Bebandem, Karangasem – Dentuman gendang memecah kesunyian sore di halaman Masjid Jamik Baiturrahim, Banjar Dinas Kecicang Islam, Desa Bungaya Kangin. Ratusan warga berkerumun, menyaksikan tradisi tahunan Gebuk Ende yang digelar dalam rangka perayaan Maulid Nabi Muhammad 1446 H.
Tiga pemuda dengan semangat menabuh gendang, menandai dimulainya pertarungan. Dua ende dari tripleks berdiri kokoh, dikelilingi ratusan batang ilak – tumbuhan keras yang menjadi senjata utama dalam tradisi ini. Dua juri bersiaga di tengah arena, memastikan permainan berjalan sesuai aturan.
Peserta dari berbagai usia, mulai dari anak-anak hingga dewasa, dengan gagah berani melepaskan baju sebagai tanda siap bertarung. Seorang pemuda maju sebagai penantang pertama.
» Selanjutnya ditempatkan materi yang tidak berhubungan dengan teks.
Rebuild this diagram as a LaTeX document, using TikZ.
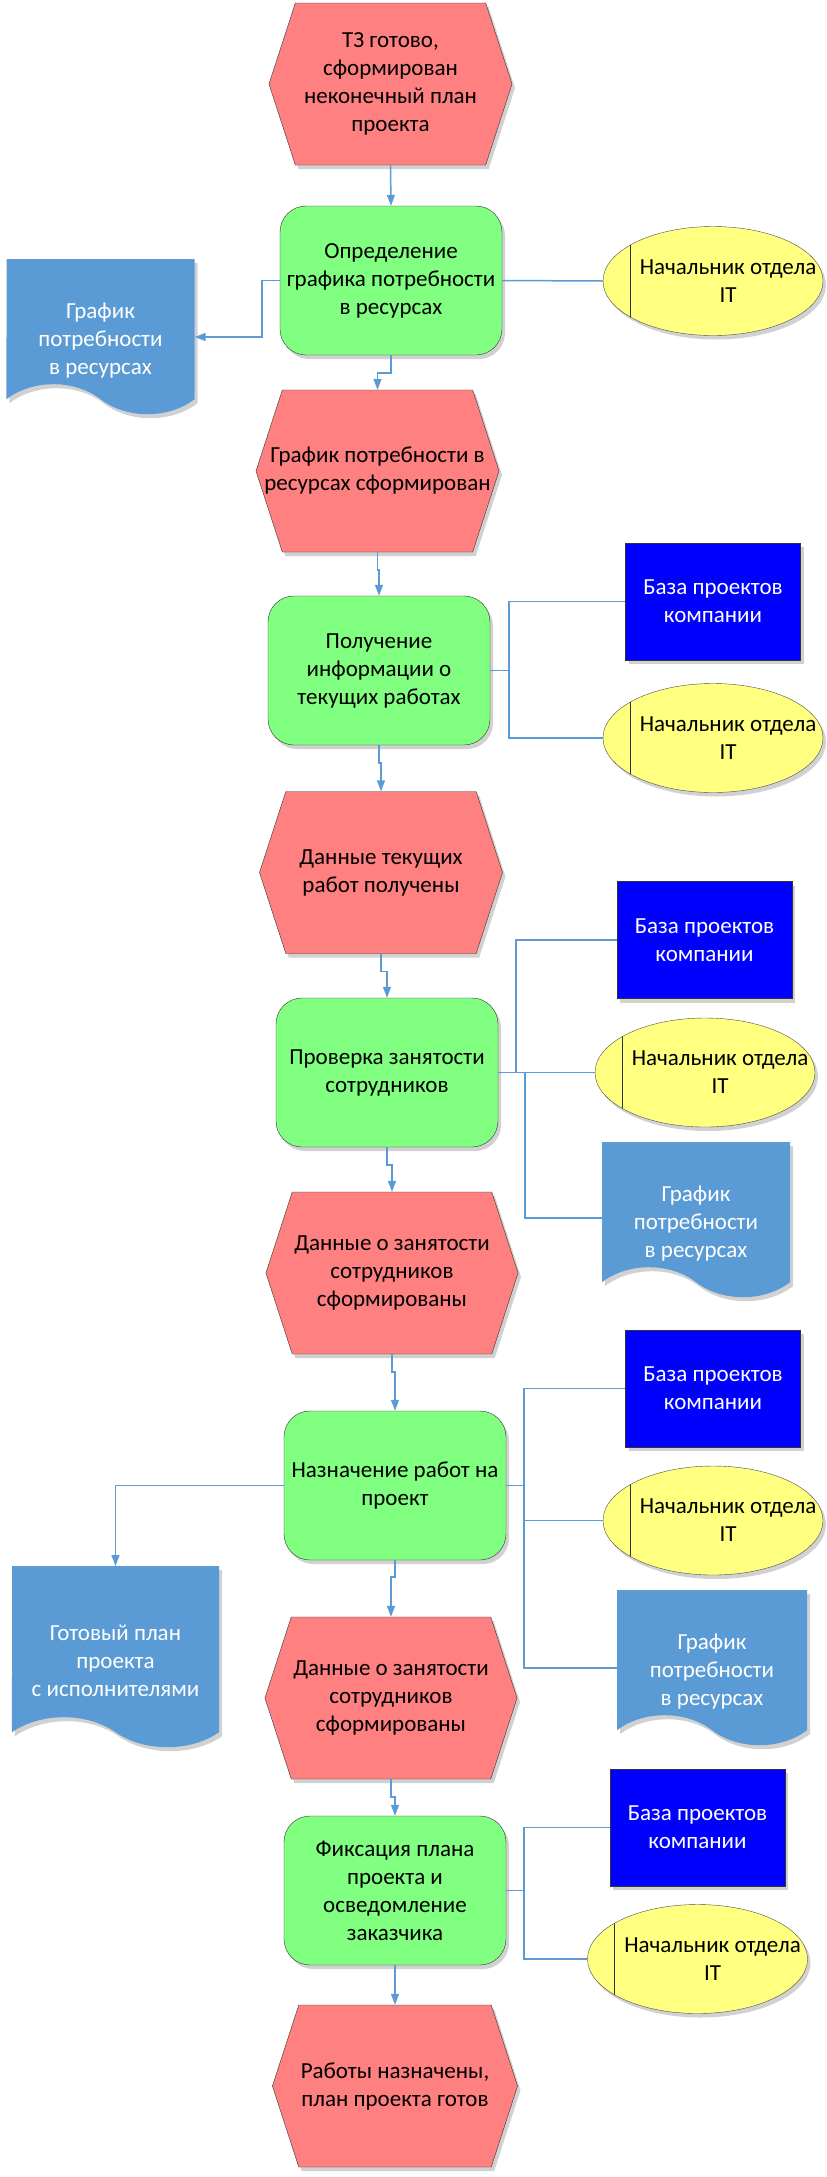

Sebelum pertarungan dimulai, kedua peserta bersalaman, menghilangkan segala rasa dendam.
Dengan aba-aba dari juri, pertarungan pun dimulai. Kedua peserta dengan lincah meliuk-liuk, menghindari sabetan ilak sambil mencari celah untuk menyerang balik. Pukulan yang mendarat di punggung justru membakar semangat juang.
Luka lecet dan darah tak terhindarkan. Setiap babak terdiri dari tiga sesi gebuk yang intens. Strategi menghindar dan menyerang menjadi kunci kemenangan. “Bagaimana menghindar dan kapan memukul, itu strategi masing-masing,” ujar Mulyadi, salah satu juri.
Gebuk Ende bukan sekadar pertarungan fisik, melainkan juga simbol semangat dan keberanian. Tradisi ini menjadi momentum penting untuk melestarikan warisan leluhur, sekaligus mempererat tali persaudaraan antar warga.
Di tengah modernitas yang terus berkembang, Gebuk Ende di Banjar Dinas Kecicang Islam tetap terjaga. Semangat dan keberanian yang ditampilkan para peserta menjadi bukti bahwa tradisi leluhur masih memiliki tempat istimewa di hati masyarakat.